Answering a Call from Zion’s First Responders
In 2018, Zion’s world-class Search and Rescue (SAR) Team responded to 111 urgent calls for help from park guests. When distress calls from adventure-seeking visitors require Rangers to enter frigid water, scale or rappel sheer cliffs, and approach extreme conditions, Zion activates its Technical Search and Rescue Team, who save more than 100 individuals, families, and groups from treacherous situations each year. Zion’s SAR Team is constantly training and dedicates hundreds of hours to advance their expertise as responders to heart attacks, broken ankles, and life-threatening exposure in Zion’s vertical terrain.

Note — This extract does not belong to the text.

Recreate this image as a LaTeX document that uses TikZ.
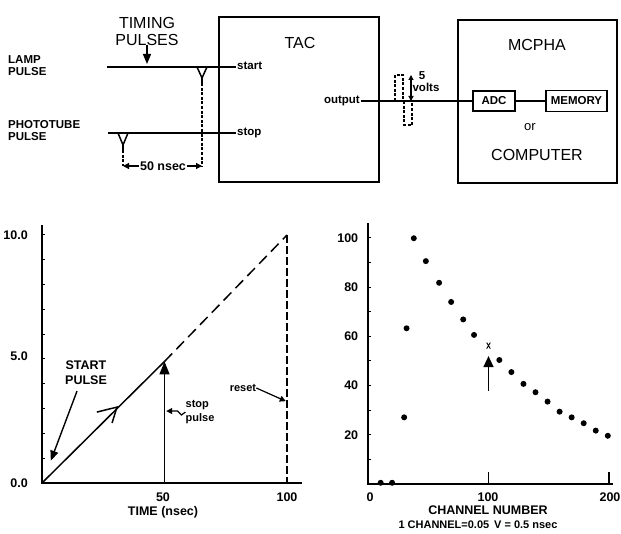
\documentclass[tikz,border=0pt]{standalone}
\usepackage{fontspec}
\setmainfont{Liberation Sans}
\usetikzlibrary{arrows.meta, positioning, calc}

\begin{document}
\begin{tikzpicture}[x=1pt, y=-1pt,
    bigbox/.style={rectangle, draw, line width=1.5pt, inner sep=0pt},
    smallbox/.style={rectangle, draw, line width=1.4pt, inner sep=0pt, font=\fontsize{11.5}{13}\selectfont\bfseries},
    heading/.style={font=\fontsize{16}{17}\selectfont, align=center, inner sep=0pt},
    lbl/.style={font=\fontsize{11.5}{12}\selectfont\bfseries, inner sep=1pt, text height=7pt, text depth=1.5pt},
    side/.style={font=\fontsize{11.5}{12}\selectfont\bfseries, align=left, anchor=west, inner sep=0pt},
    note/.style={font=\fontsize{11}{14}\selectfont\bfseries, align=left, inner sep=0pt},
    axlbl/.style={font=\fontsize{12.5}{15}\selectfont\bfseries, inner sep=0pt},
    wire/.style={line width=1.5pt},
    pulse/.style={line width=1.2pt, dash pattern=on 3pt off 1.6pt},
    arrow/.style={-{Triangle[length=10pt,width=8pt]}, line width=1.4pt},
    smallarrow/.style={-{Triangle[length=6pt,width=6pt]}, line width=1.2pt},
    axisline/.style={line width=2pt},
    dot/.style={circle, fill, inner sep=0pt, minimum size=6pt}
]
\useasboundingbox[fill=white] (0,0) rectangle (621,534);

% Timing pulses
\node[heading] (timing) at (147,31) {TIMING\\PULSES};
\node[side] (lamp) at (8,66) {LAMP\\PULSE};
\node[side] (tube) at (8,131) {PHOTOTUBE\\PULSE};

% TAC
\node[bigbox, minimum width=160pt, minimum height=165pt] (tac) at (299,99.5) {};
\node[heading] (taclbl) at (300,43) {TAC};
\node[lbl, anchor=west] (startlbl) at (236,67) {start};
\node[lbl, anchor=west] (stoplbl) at (236,133) {stop};
\node[lbl, anchor=east] (outlbl) at (361,101) {output};

% MCPHA
\node[bigbox, minimum width=159pt, minimum height=163pt] (mcpha) at (537.5,101.5) {};
\node[heading] (mcphalbl) at (537,45) {MCPHA};
\node[smallbox, minimum width=42pt, minimum height=20pt] (adc) at (494,101) {ADC};
\node[smallbox, minimum width=61pt, minimum height=21pt] (mem) at (576.5,101) {MEMORY};
\node[font=\fontsize{13}{14}\selectfont] (orlbl) at (530,127) {or};
\node[heading] (comp) at (537,155) {COMPUTER};

% Lines
\coordinate (lampin) at (107,67);
\coordinate (tubein) at (108,133);
\draw[wire] (lampin) -- (startlbl.west);
\draw[wire] (tubein) -- (stoplbl.west);
\draw[wire] (outlbl.east) -- (adc.west);
\draw[wire] (adc) -- (mem);
\draw[arrow, shorten >=3pt] (timing.south) -- (timing.south |- lampin);

% Pulses on the lines
\coordinate (lp) at (202,67);
\coordinate (lpend) at (202,83);
\coordinate (tp) at (123,133);
\coordinate (tpend) at (123,150);
\draw[wire] ($(lp)+(-5,0)$) -- ($(lp)+(0,11)$) -- ($(lp)+(5,0)$);
\draw[wire] ($(lp)+(0,11)$) -- (lpend);
\draw[wire] ($(tp)+(-5,0)$) -- ($(tp)+(0,12)$) -- ($(tp)+(5,0)$);
\draw[wire] ($(tp)+(0,12)$) -- (tpend);

\node[font=\fontsize{12.5}{13}\selectfont\bfseries, inner sep=1pt] (delay) at (163,166) {50 nsec};
\draw[pulse] (lpend) -- (lpend |- delay);
\draw[pulse] (tpend) -- (tpend |- delay);
\draw[smallarrow] (delay.west) -- (tpend |- delay);
\draw[smallarrow] (delay.east) -- (lpend |- delay);

% 5 volt output pulse
\coordinate (vtop) at (411,75);
\coordinate (vbot) at (411,101);
\draw[pulse] (395,101) -- (395,75) -- (403,75) -- (403,101);
\draw[pulse] (404,101) -- (404,125) -- (412,125) -- (412,101);
\draw[{Triangle[length=5pt,width=5pt]}-{Triangle[length=5pt,width=5pt]}, line width=1.1pt] (vtop) -- (vbot);
\node[lbl] (five) at (422,77) {5};
\node[lbl] (volts) at (426,89) {volts};

% Ramp of the TAC
\begin{scope}[shift={(42,483)}, x=2.45pt, y=24.8pt]
  \draw[axisline] (0,10.4) coordinate (ytop) -- (0,0) coordinate (orig) -- (106,0) coordinate (xend);
  \foreach \v in {1,...,10} \draw[line width=1pt] (0,\v) -- (1.4,\v);
  \coordinate (peak) at (50,4.9);
  \coordinate (full) at (100,10);
  \coordinate (resetx) at (99.5,3.3);
  \coordinate (stopx) at (50.7,2.9);
  \coordinate (startx) at (3.6,0.9);
  \draw[wire] (orig) -- (peak);
  \draw[wire, dash pattern=on 11pt off 6pt] (peak) -- (full);
  \draw[wire, dash pattern=on 8pt off 3pt] (full) -- (100,0);
  \draw[wire, -{Triangle[length=13pt,width=10pt]}] (50,0) -- (peak);
  \draw[wire] (22.4,2.86) -- (30.6,3.06) -- (28.6,2.42);
\end{scope}
\node[axlbl, anchor=east] (v0) at (28,483) {0.0};
\node[axlbl, anchor=east] (v5) at (28,356) {5.0};
\node[axlbl, anchor=east] (v10) at (28,235) {10.0};
\node[axlbl] (t50) at (163,497) {50};
\node[axlbl] (t100) at (287,497) {100};
\node[axlbl] (tlbl) at (163,512) {TIME (nsec)};

\node[axlbl, align=center] (startpulse) at (86,373) {START\\PULSE};
\draw[arrow] ([xshift=-9pt,yshift=-6pt]startpulse.south) -- (startx);
\node[note] (stoppulse) at (200,412) {stop\\pulse};
\draw[smallarrow] (stoppulse.west) -- ++(-4,3) -- ++(-4,-4) -- (stopx);
\node[note] (reset) at (243,388) {reset};
\draw[smallarrow] (reset.east) -- (resetx);

% Pulse height spectrum
\begin{scope}[shift={(368,484)}, x=1.205pt, y=2.46pt]
  \draw[axisline] (0,106) -- (0,0) coordinate (zero) -- (203,0);
  \foreach \v in {10,20,...,100} \draw[line width=1pt] (0,\v) -- (2.5,\v);
  \foreach \v in {20,40,...,100} \node[axlbl, anchor=east] at (-8,\v) {\v};
  \draw[line width=1.4pt] (100,0) -- (100,5);
  \draw[line width=1.4pt] (200,0) -- (200,5);
  \foreach \c/\n in {10.5/0.5, 20/0.5, 30/27.1, 32/63.3, 38/99.9, 48/90.6,
      59/81.8, 69/74, 79/66.9, 88/60.6, 109/50.4, 119/45.5, 129/40.7,
      139/37.3, 149/33.5, 159/29.4, 169/27.1, 179/24.7, 189/21.7, 199/19.6}
    \node[dot] at (\c,\n) {};
  \draw[line width=0.9pt] (98.5,55) -- (101.5,57.5) (98.5,57.5) -- (101.5,55);
  \coordinate (mid) at (100,52);
  \draw[line width=1.4pt, -{Triangle[length=11pt,width=10pt]}] (100,38) -- (mid);
\end{scope}
\node[axlbl] (c0) at (370,497) {0};
\node[axlbl] (c100) at (488,497) {100};
\node[axlbl] (c200) at (610,497) {200};
\node[font=\fontsize{12.5}{14}\selectfont\bfseries] (chlbl) at (488,510) {CHANNEL NUMBER};
\node[font=\fontsize{11}{13}\selectfont\bfseries] (chnote) at (478,525) {1 CHANNEL=0.05\,\ V = 0.5 nsec};
\end{tikzpicture}
\end{document}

As an integral part of their preparation, each winter the Zion SAR Team hosts an advanced training course, bringing the industry’s leading experts in technical rescue to simulate emergency situations and teach state-of-the-art skills. Without an established training facility, SAR Team Members learn new techniques and orient with advanced equipment on the rocky cliffs and gaping voids above the park, raising persistent safety concerns, cutting into valuable training time, and reducing participation as some Team Members are required to stay in the front-country so they’re ready to respond to emergency calls.
This gift to the park would allow the Zion SAR Team to fulfill the long-term vision of building two 40-foot-tall climbing/rappel towers, connected by a 60-foot catwalk, near their Emergency Operations Center. These training rescue platforms would be tucked into an administrative area of the park, out of sight from the visiting public. The addition of this facility would allow Rangers to practice lowering and raising patients requiring vertical rescue, rehearse safely reaching visitors who are “ledged out” (unable to ascend or descend), and prime SAR Team Members for use of the Norwegian Reeve, a technique used to rescue injured canyoneers in slot canyons. This gift will provide a controlled work environment for some of Zion’s most tenacious Rangers as they prepare to deliver an essential visitor service for park guests in distress.